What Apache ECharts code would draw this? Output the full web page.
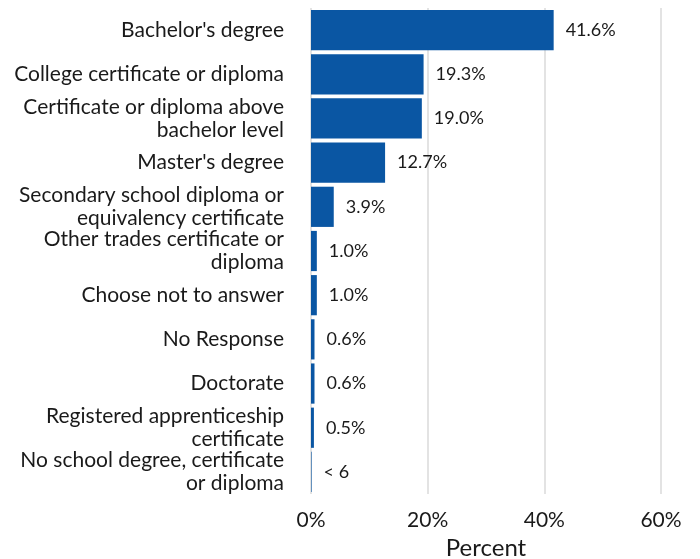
<!DOCTYPE html>
<html>
<head>
<meta charset="utf-8">
<script src="https://cdn.jsdelivr.net/npm/echarts@6/dist/echarts.min.js"></script>
<style>html,body{margin:0;padding:0;background:#fff}#chart{width:700px;height:559px}</style>
</head>
<body>
<div id="chart"></div>
<script>
// Highest education completed, share of respondents (top to bottom)
const categories = [
  "Bachelor's degree",
  "College certificate or diploma",
  "Certificate or diploma above\nbachelor level",
  "Master's degree",
  "Secondary school diploma or\nequivalency certificate",
  "Other trades certificate or\ndiploma",
  "Choose not to answer",
  "No Response",
  "Doctorate",
  "Registered apprenticeship\ncertificate",
  "No school degree, certificate\nor diploma"
];
const percents = [41.6, 19.3, 19.0, 12.7, 3.9, 1.0, 1.0, 0.6, 0.6, 0.5, 0.1];
const valueLabels = ["41.6%", "19.3%", "19.0%", "12.7%", "3.9%", "1.0%", "1.0%", "0.6%", "0.6%", "0.5%", "< 6"];
const xTicks = [0, 20, 40, 60];

const FONT = "Lato, 'Open Sans', sans-serif";
const chart = echarts.init(document.getElementById('chart'));
chart.setOption({
  animation: false,
  grid: { left: 311, right: 39, top: 8, bottom: 65, containLabel: false, outerBoundsMode: 'none' },
  xAxis: {
    type: 'value', min: xTicks[0], max: xTicks[xTicks.length - 1], interval: 20,
    name: 'Percent', nameLocation: 'middle', nameGap: 39,
    nameTextStyle: { fontFamily: FONT, fontSize: 24, color: '#1a1a1a' },
    axisLine: { show: false }, axisTick: { show: false },
    axisLabel: { formatter: v => v + '%', fontFamily: FONT, fontSize: 21, color: '#1a1a1a', margin: 16 },
    splitLine: { show: true, lineStyle: { color: '#e3e3e3', width: 2 } }
  },
  yAxis: {
    type: 'category', data: categories, inverse: true,
    axisLine: { show: false }, axisTick: { show: false },
    axisLabel: { interval: 0, fontFamily: FONT, fontSize: 21, color: '#1a1a1a', lineHeight: 23, margin: 27, align: 'right' }
  },
  series: [{
    type: 'bar', data: percents, barCategoryGap: '9%',
    itemStyle: { color: '#0a56a3' },
    label: {
      show: true, position: 'right', distance: 12,
      formatter: p => valueLabels[p.dataIndex],
      fontFamily: FONT, fontSize: 18, color: '#1a1a1a'
    }
  }]
});
</script>
</body>
</html>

━━━━━━━━━━━━━━━━━━━━

**EXERCISE DIRECTIONS:** Repeat the data exactly, excluding the pictures.

**TASK ANSWER:**
What Apache ECharts code would draw this? Output the full web page.
<!DOCTYPE html>
<html>
<head>
<meta charset="utf-8">
<script src="https://cdn.jsdelivr.net/npm/echarts@6/dist/echarts.min.js"></script>
<style>html,body{margin:0;padding:0;background:#fff}#chart{width:700px;height:559px}</style>
</head>
<body>
<div id="chart"></div>
<script>
// Highest education completed, share of respondents (top to bottom)
const categories = [
  "Bachelor's degree",
  "College certificate or diploma",
  "Certificate or diploma above\nbachelor level",
  "Master's degree",
  "Secondary school diploma or\nequivalency certificate",
  "Other trades certificate or\ndiploma",
  "Choose not to answer",
  "No Response",
  "Doctorate",
  "Registered apprenticeship\ncertificate",
  "No school degree, certificate\nor diploma"
];
const percents = [41.6, 19.3, 19.0, 12.7, 3.9, 1.0, 1.0, 0.6, 0.6, 0.5, 0.1];
const valueLabels = ["41.6%", "19.3%", "19.0%", "12.7%", "3.9%", "1.0%", "1.0%", "0.6%", "0.6%", "0.5%", "< 6"];
const xTicks = [0, 20, 40, 60];

const FONT = "Lato, 'Open Sans', sans-serif";
const chart = echarts.init(document.getElementById('chart'));
chart.setOption({
  animation: false,
  grid: { left: 311, right: 39, top: 8, bottom: 65, containLabel: false, outerBoundsMode: 'none' },
  xAxis: {
    type: 'value', min: xTicks[0], max: xTicks[xTicks.length - 1], interval: 20,
    name: 'Percent', nameLocation: 'middle', nameGap: 39,
    nameTextStyle: { fontFamily: FONT, fontSize: 24, color: '#1a1a1a' },
    axisLine: { show: false }, axisTick: { show: false },
    axisLabel: { formatter: v => v + '%', fontFamily: FONT, fontSize: 21, color: '#1a1a1a', margin: 16 },
    splitLine: { show: true, lineStyle: { color: '#e3e3e3', width: 2 } }
  },
  yAxis: {
    type: 'category', data: categories, inverse: true,
    axisLine: { show: false }, axisTick: { show: false },
    axisLabel: { interval: 0, fontFamily: FONT, fontSize: 21, color: '#1a1a1a', lineHeight: 23, margin: 27, align: 'right' }
  },
  series: [{
    type: 'bar', data: percents, barCategoryGap: '9%',
    itemStyle: { color: '#0a56a3' },
    label: {
      show: true, position: 'right', distance: 12,
      formatter: p => valueLabels[p.dataIndex],
      fontFamily: FONT, fontSize: 18, color: '#1a1a1a'
    }
  }]
});
</script>
</body>
</html>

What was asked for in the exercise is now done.